• **Data**:

==============================

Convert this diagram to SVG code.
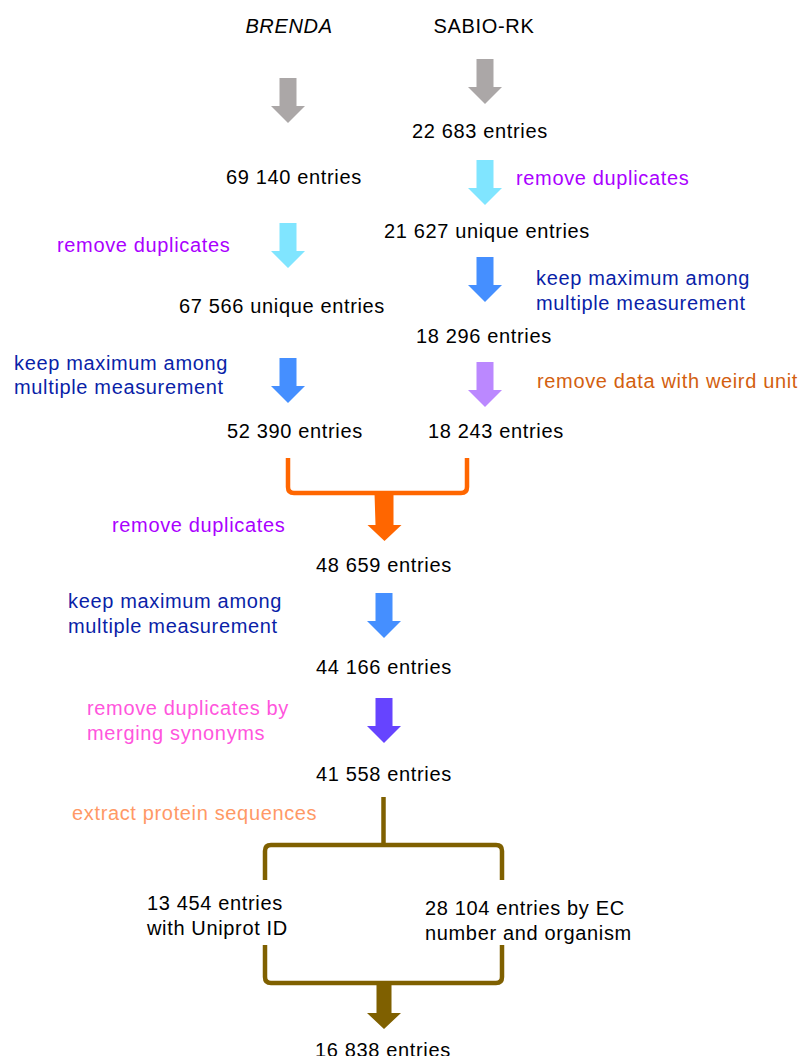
<svg xmlns="http://www.w3.org/2000/svg" width="800" height="1056" viewBox="0 0 800 1056">
<style>
text{font-family:"Liberation Sans",Arial,Helvetica,sans-serif;font-size:20px;letter-spacing:0.65px;fill:#000}
.it{font-style:italic}
.purple{fill:#aa00ff}
.navy{fill:#0a1fa8}
.rust{fill:#d35f10}
.pink{fill:#ff55dd}
.peach{fill:#ff9966}
.gray{fill:#aba7a7}
.cyan{fill:#80e5ff}
.blue{fill:#458fff}
.lav{fill:#bb88ff}
.violet{fill:#6644ff}
.orange{fill:#ff6600}
.brown{fill:#7f6000}
.bro{fill:none;stroke:#ff6600;stroke-width:4.5}
.brb{fill:none;stroke:#7f6000;stroke-width:4.5}
</style>
<rect width="800" height="1056" fill="#fff"/>
<g id="connectors">
  <path id="a-brenda-gray" class="gray" d="M279.5,78h17v28h8.5l-17,17l-17,-17h8.5z"/>
  <path id="a-sabio-gray" class="gray" d="M476.5,59h17v28h8.5l-17,17l-17,-17h8.5z"/>
  <path id="a-sabio-cyan" class="cyan" d="M476.5,160h17v28h8.5l-17,17l-17,-17h8.5z"/>
  <path id="a-brenda-cyan" class="cyan" d="M279.5,223h17v28h8.5l-17,17l-17,-17h8.5z"/>
  <path id="a-sabio-blue" class="blue" d="M476.5,257h17v28h8.5l-17,17l-17,-17h8.5z"/>
  <path id="a-brenda-blue" class="blue" d="M279.5,358h17v28h8.5l-17,17l-17,-17h8.5z"/>
  <path id="a-sabio-lav" class="lav" d="M476.5,362h17v28h8.5l-17,17l-17,-17h8.5z"/>
  <path id="merge-bracket" class="bro" d="M288,458V487Q288,493 294,493H461Q467,493 467,487V458"/>
  <path id="a-merge" class="orange" d="M374.5,493h19v32h8l-17,16l-17,-16h8z"/>
  <path id="a-center-blue" class="blue" d="M375.5,593h17v28h8.5l-17,17l-17,-17h8.5z"/>
  <path id="a-violet" class="violet" d="M375.5,698h17v28h8.5l-17,17l-17,-17h8.5z"/>
  <path id="split-stem" class="brb" d="M383.5,797V845"/>
  <path id="split-bracket" class="brb" d="M265,880V851Q265,845 271,845H496Q502,845 502,851V880"/>
  <path id="join-bracket" class="brb" d="M265,945V977Q265,983 271,983H496Q502,983 502,977V945"/>
  <path id="a-final" class="brown" d="M376.5,981h15v32h9.5l-17,16l-17,-16h9.5z"/>
</g>
<g id="n-brenda"><text class="it" x="289" y="33" text-anchor="middle">BRENDA</text></g>
<g id="n-sabio"><text x="484" y="33" text-anchor="middle">SABIO-RK</text></g>
<g id="n-s22683"><text x="412" y="138">22 683 entries</text></g>
<g id="n-b69140"><text x="226" y="184">69 140 entries</text></g>
<g id="l-s-dup"><text class="purple" x="516" y="185">remove duplicates</text></g>
<g id="n-s21627"><text x="384" y="238">21 627 unique entries</text></g>
<g id="l-b-dup"><text class="purple" x="57" y="252">remove duplicates</text></g>
<g id="n-b67566"><text x="179" y="313">67 566 unique entries</text></g>
<g id="l-s-max"><text class="navy" x="536" y="285">keep maximum among</text><text class="navy" x="536" y="310">multiple measurement</text></g>
<g id="n-s18296"><text x="416" y="343">18 296 entries</text></g>
<g id="l-b-max"><text class="navy" x="14" y="370">keep maximum among</text><text class="navy" x="14" y="394">multiple measurement</text></g>
<g id="l-s-unit"><text class="rust" x="537" y="388">remove data with weird unit</text></g>
<g id="n-b52390"><text x="227" y="438">52 390 entries</text></g>
<g id="n-s18243"><text x="428" y="438">18 243 entries</text></g>
<g id="l-m-dup"><text class="purple" x="112" y="532">remove duplicates</text></g>
<g id="n-48659"><text x="316" y="572">48 659 entries</text></g>
<g id="l-m-max"><text class="navy" x="68" y="608">keep maximum among</text><text class="navy" x="68" y="633">multiple measurement</text></g>
<g id="n-44166"><text x="316" y="674">44 166 entries</text></g>
<g id="l-syn"><text class="pink" x="87" y="715">remove duplicates by</text><text class="pink" x="87" y="740">merging synonyms</text></g>
<g id="n-41558"><text x="316" y="781">41 558 entries</text></g>
<g id="l-extract"><text class="peach" x="72" y="820">extract protein sequences</text></g>
<g id="n-13454"><text x="147" y="910">13 454 entries</text><text x="147" y="935">with Uniprot ID</text></g>
<g id="n-28104"><text x="425" y="915">28 104 entries by EC</text><text x="425" y="940">number and organism</text></g>
<g id="n-16838"><text x="315" y="1057">16 838 entries</text></g>
</svg>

==============================

• **Your objective**:
Copy the listing in full and without alteration, omitting every picture.

• **Final answer**:
Convert this diagram to SVG code.
<svg xmlns="http://www.w3.org/2000/svg" width="800" height="1056" viewBox="0 0 800 1056">
<style>
text{font-family:"Liberation Sans",Arial,Helvetica,sans-serif;font-size:20px;letter-spacing:0.65px;fill:#000}
.it{font-style:italic}
.purple{fill:#aa00ff}
.navy{fill:#0a1fa8}
.rust{fill:#d35f10}
.pink{fill:#ff55dd}
.peach{fill:#ff9966}
.gray{fill:#aba7a7}
.cyan{fill:#80e5ff}
.blue{fill:#458fff}
.lav{fill:#bb88ff}
.violet{fill:#6644ff}
.orange{fill:#ff6600}
.brown{fill:#7f6000}
.bro{fill:none;stroke:#ff6600;stroke-width:4.5}
.brb{fill:none;stroke:#7f6000;stroke-width:4.5}
</style>
<rect width="800" height="1056" fill="#fff"/>
<g id="connectors">
  <path id="a-brenda-gray" class="gray" d="M279.5,78h17v28h8.5l-17,17l-17,-17h8.5z"/>
  <path id="a-sabio-gray" class="gray" d="M476.5,59h17v28h8.5l-17,17l-17,-17h8.5z"/>
  <path id="a-sabio-cyan" class="cyan" d="M476.5,160h17v28h8.5l-17,17l-17,-17h8.5z"/>
  <path id="a-brenda-cyan" class="cyan" d="M279.5,223h17v28h8.5l-17,17l-17,-17h8.5z"/>
  <path id="a-sabio-blue" class="blue" d="M476.5,257h17v28h8.5l-17,17l-17,-17h8.5z"/>
  <path id="a-brenda-blue" class="blue" d="M279.5,358h17v28h8.5l-17,17l-17,-17h8.5z"/>
  <path id="a-sabio-lav" class="lav" d="M476.5,362h17v28h8.5l-17,17l-17,-17h8.5z"/>
  <path id="merge-bracket" class="bro" d="M288,458V487Q288,493 294,493H461Q467,493 467,487V458"/>
  <path id="a-merge" class="orange" d="M374.5,493h19v32h8l-17,16l-17,-16h8z"/>
  <path id="a-center-blue" class="blue" d="M375.5,593h17v28h8.5l-17,17l-17,-17h8.5z"/>
  <path id="a-violet" class="violet" d="M375.5,698h17v28h8.5l-17,17l-17,-17h8.5z"/>
  <path id="split-stem" class="brb" d="M383.5,797V845"/>
  <path id="split-bracket" class="brb" d="M265,880V851Q265,845 271,845H496Q502,845 502,851V880"/>
  <path id="join-bracket" class="brb" d="M265,945V977Q265,983 271,983H496Q502,983 502,977V945"/>
  <path id="a-final" class="brown" d="M376.5,981h15v32h9.5l-17,16l-17,-16h9.5z"/>
</g>
<g id="n-brenda"><text class="it" x="289" y="33" text-anchor="middle">BRENDA</text></g>
<g id="n-sabio"><text x="484" y="33" text-anchor="middle">SABIO-RK</text></g>
<g id="n-s22683"><text x="412" y="138">22 683 entries</text></g>
<g id="n-b69140"><text x="226" y="184">69 140 entries</text></g>
<g id="l-s-dup"><text class="purple" x="516" y="185">remove duplicates</text></g>
<g id="n-s21627"><text x="384" y="238">21 627 unique entries</text></g>
<g id="l-b-dup"><text class="purple" x="57" y="252">remove duplicates</text></g>
<g id="n-b67566"><text x="179" y="313">67 566 unique entries</text></g>
<g id="l-s-max"><text class="navy" x="536" y="285">keep maximum among</text><text class="navy" x="536" y="310">multiple measurement</text></g>
<g id="n-s18296"><text x="416" y="343">18 296 entries</text></g>
<g id="l-b-max"><text class="navy" x="14" y="370">keep maximum among</text><text class="navy" x="14" y="394">multiple measurement</text></g>
<g id="l-s-unit"><text class="rust" x="537" y="388">remove data with weird unit</text></g>
<g id="n-b52390"><text x="227" y="438">52 390 entries</text></g>
<g id="n-s18243"><text x="428" y="438">18 243 entries</text></g>
<g id="l-m-dup"><text class="purple" x="112" y="532">remove duplicates</text></g>
<g id="n-48659"><text x="316" y="572">48 659 entries</text></g>
<g id="l-m-max"><text class="navy" x="68" y="608">keep maximum among</text><text class="navy" x="68" y="633">multiple measurement</text></g>
<g id="n-44166"><text x="316" y="674">44 166 entries</text></g>
<g id="l-syn"><text class="pink" x="87" y="715">remove duplicates by</text><text class="pink" x="87" y="740">merging synonyms</text></g>
<g id="n-41558"><text x="316" y="781">41 558 entries</text></g>
<g id="l-extract"><text class="peach" x="72" y="820">extract protein sequences</text></g>
<g id="n-13454"><text x="147" y="910">13 454 entries</text><text x="147" y="935">with Uniprot ID</text></g>
<g id="n-28104"><text x="425" y="915">28 104 entries by EC</text><text x="425" y="940">number and organism</text></g>
<g id="n-16838"><text x="315" y="1057">16 838 entries</text></g>
</svg>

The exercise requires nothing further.